Diese Themen fanden sich sowohl in einigen der Veranstaltungen als auch in den vielen Unterhaltungen, die auf den Korridoren und Treffpunkten rund ums Moscone Center in San Francisco entstanden, wieder. Zu diesem Thema passen auch zwei kürzlich erschienene Umfragen, die die Diskussion mit Zahlen und Fakten unterfüttern:
- State of Cybersecurity: Implications for 2015. Eine Umfrage von ISACA und RSA Conference (von 1,500 ISACA Zertifikatinhabern und/oder RSA Conference Teilnehmern)
- The 2015 (ISC)² Global Information Security Workforce Study (GISWS; Umfrage unter 13.930 Informationssicherheitsexperten)

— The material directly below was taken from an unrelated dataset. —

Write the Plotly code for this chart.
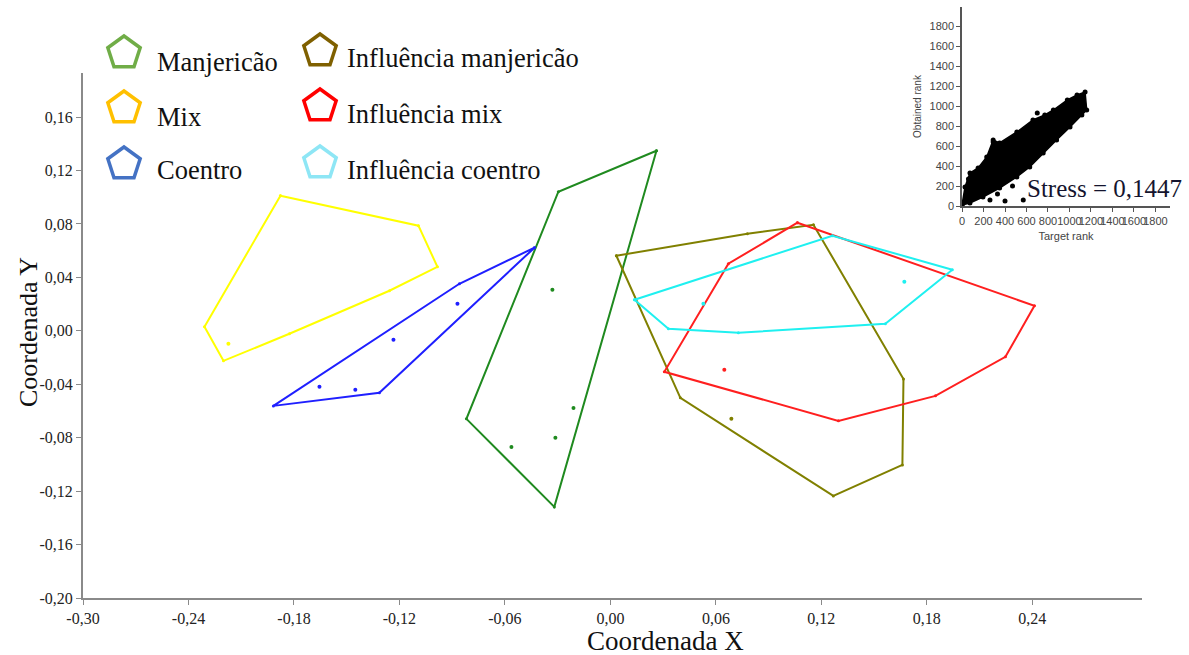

Für mich ist eine der wichtigsten Erkenntnisse aus der State of Cybersecurity Umfrage, dass 76 Prozent der Befragten angaben, dass ihr Unternehmen 2014 im Vergleich zum Vorjahr eine Zunahme an Angriffen auf die Sicherheit zu verzeichnen hatte; zudem waren 82 Prozent der Meinung, dass es entweder wahrscheinlich (44 Prozent) oder sogar sehr wahrscheinlich (38 Prozent) auch im Jahr 2015 wieder zu Cyberattacken kommen werde. Das bedeutet also, dass sich Angriffe auf dem Vormarsch befinden und sich die meisten Organisationen dem Risiko bezüglich ihrer eigenen Systeme bewusst sind.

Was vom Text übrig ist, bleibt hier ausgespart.